On Feb. 18 1791, Congress admitted the state of Vermont to the union.
Prior to this event, the Republic of Vermont had previously existed for 14 years as an independent state. Although New York maintained territorial claims over the state, and its popular governor at one point even urged Congress to impose its position over Vermont through force, such a propensity was deemed to be entirely unrepublican.
Vermont’s founding undoubtedly stands as a unique episode in the history of the world. Following the success of Ethan Allen and the Green Mountain Boys in the war with Britain, a convention of representatives from nearby towns declared the region completely independent. The state’s 1777 constitution was drafted and ratified in a tavern. The state created its own coinage, maintained a militia, and created its own postal service.
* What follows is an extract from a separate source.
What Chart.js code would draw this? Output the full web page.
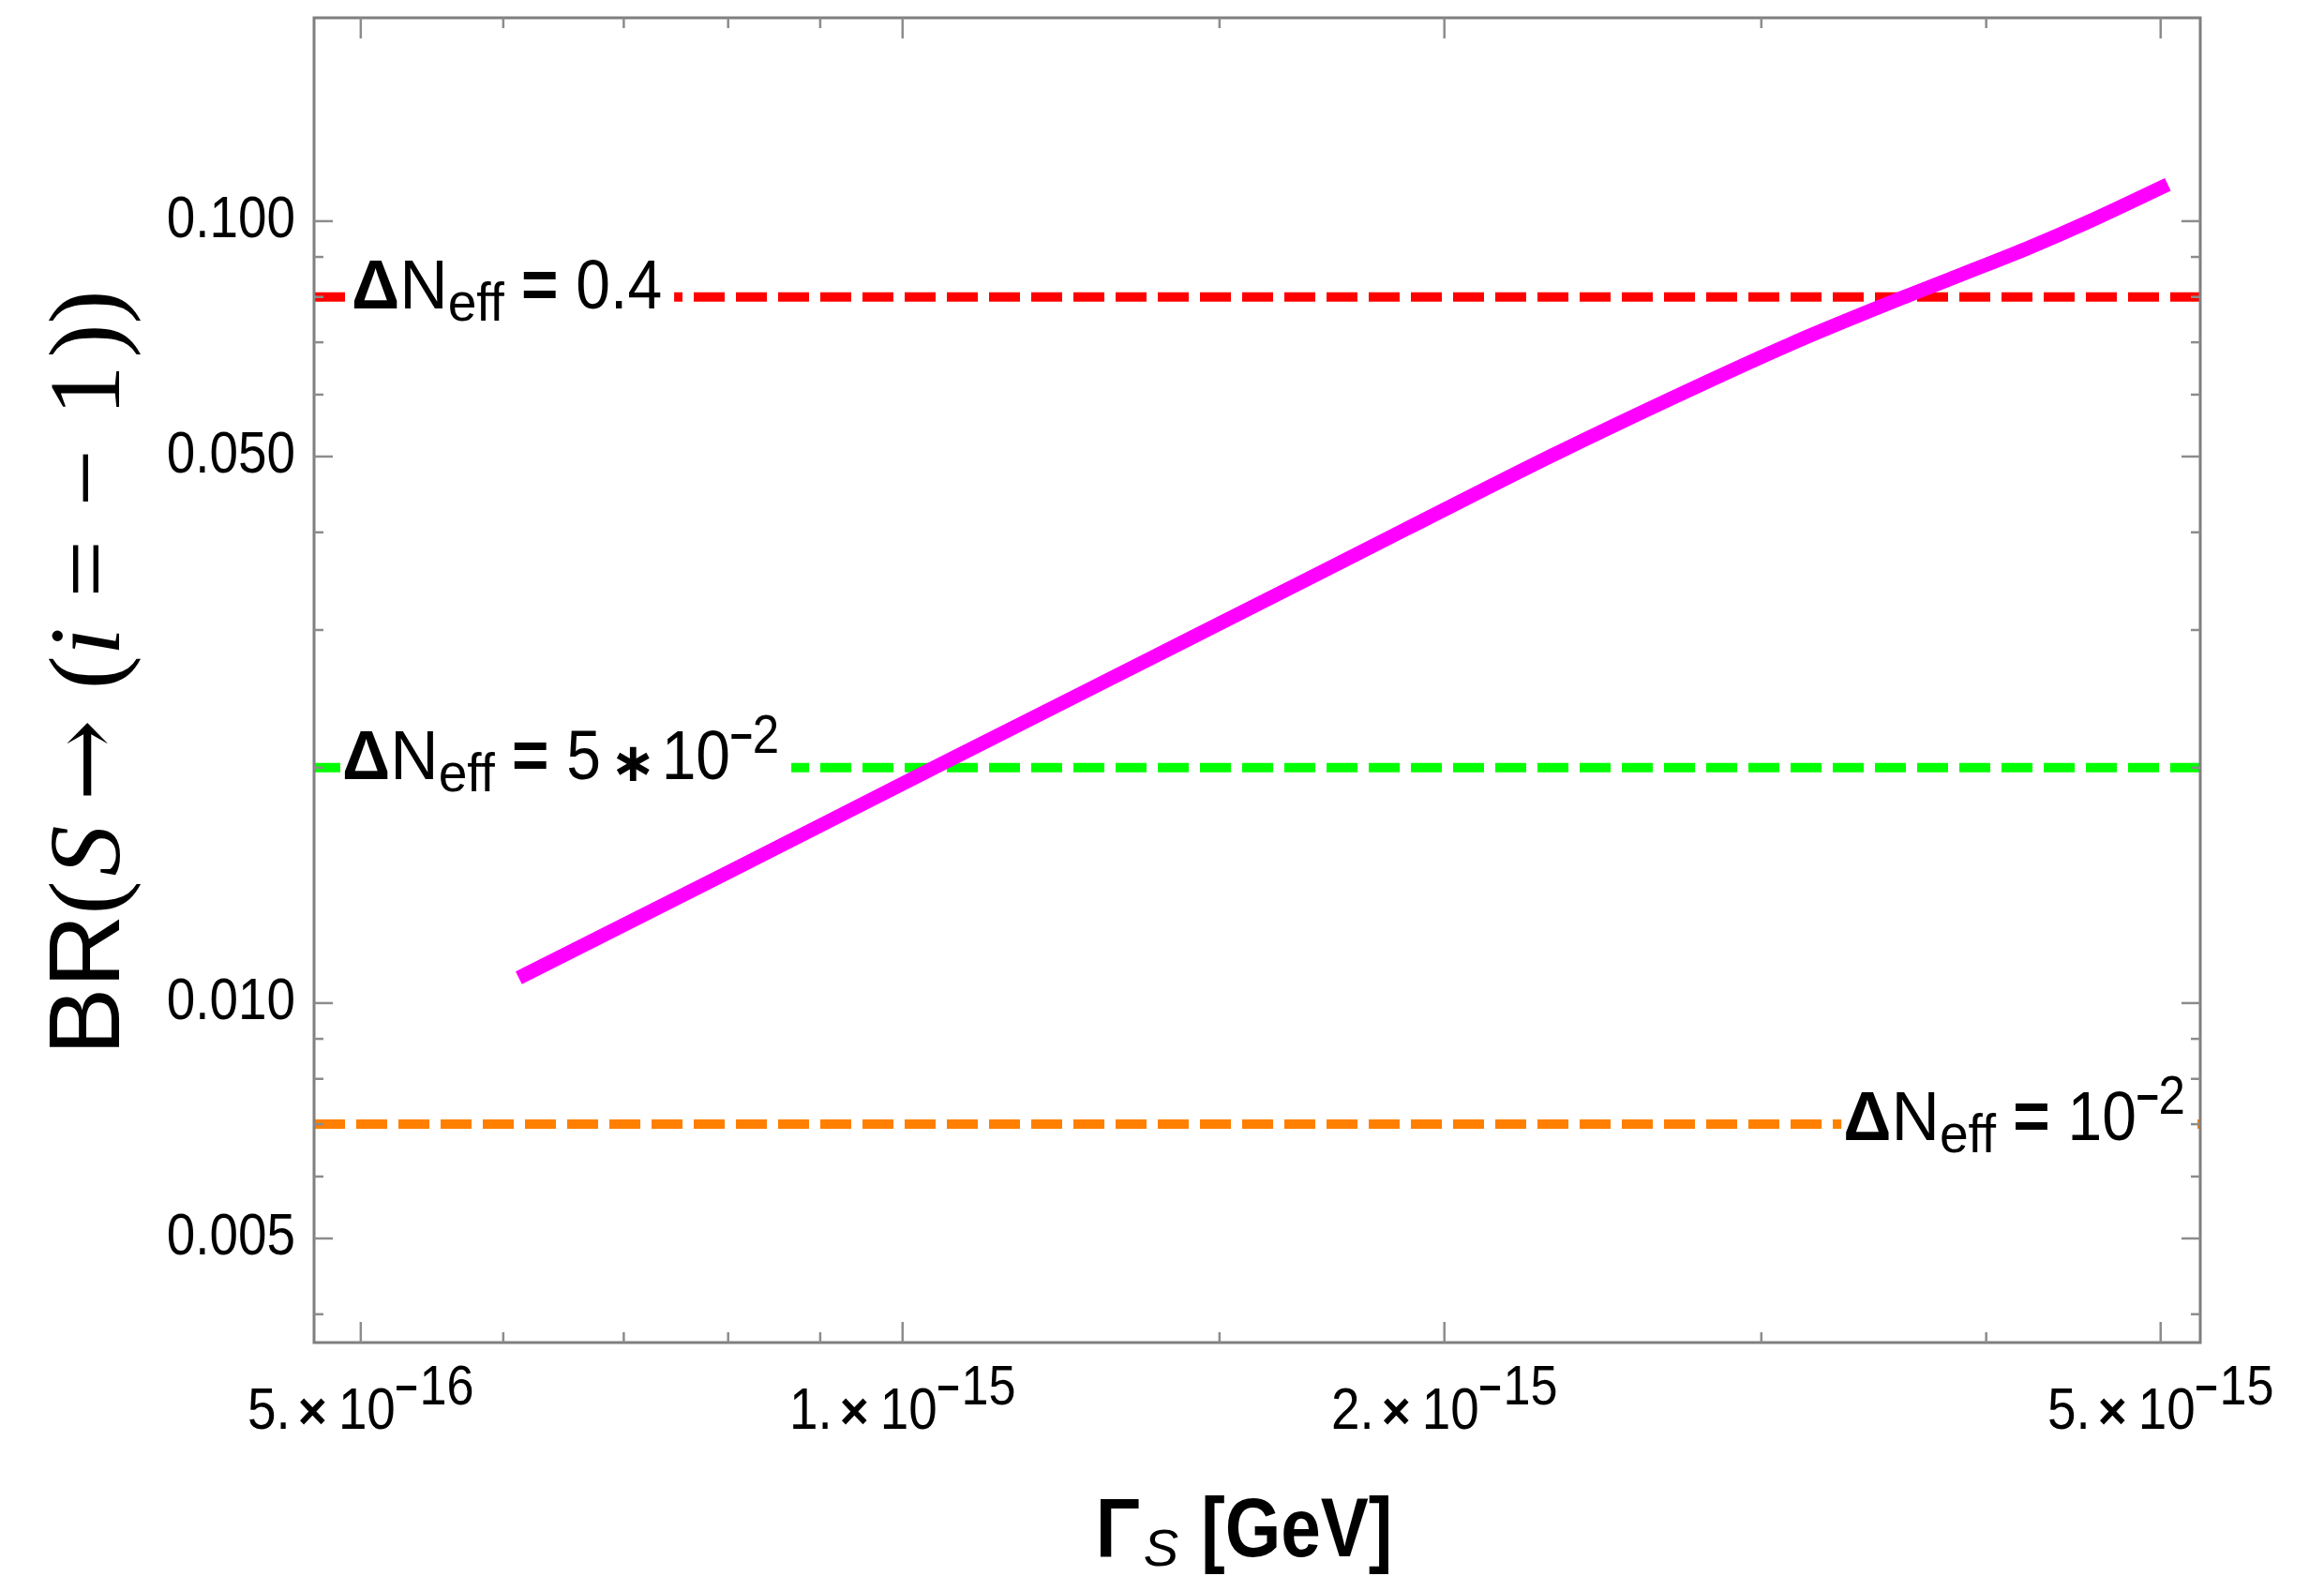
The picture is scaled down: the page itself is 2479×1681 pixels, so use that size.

During the time in which Vermont existed as an independent state, it became the first republican government in the history of the world to ban slavery – it did so through its state constitution. However, a 1777 act, A Declaration of the Rights of the Inhabitants of the State of Vermont, clarified that the state’s manumission undertaking would be gradual, setting age thresholds at which point all slaves would be freed.
Such a plan for gradual emancipation became the model adopted by many other states in the years to come. Despite the caveats, this was a pivotal step in the entire history of western civilization, where a republican government for the first time made a deliberate effort to bring about the demise of slavery in such a radical and unprecedented way.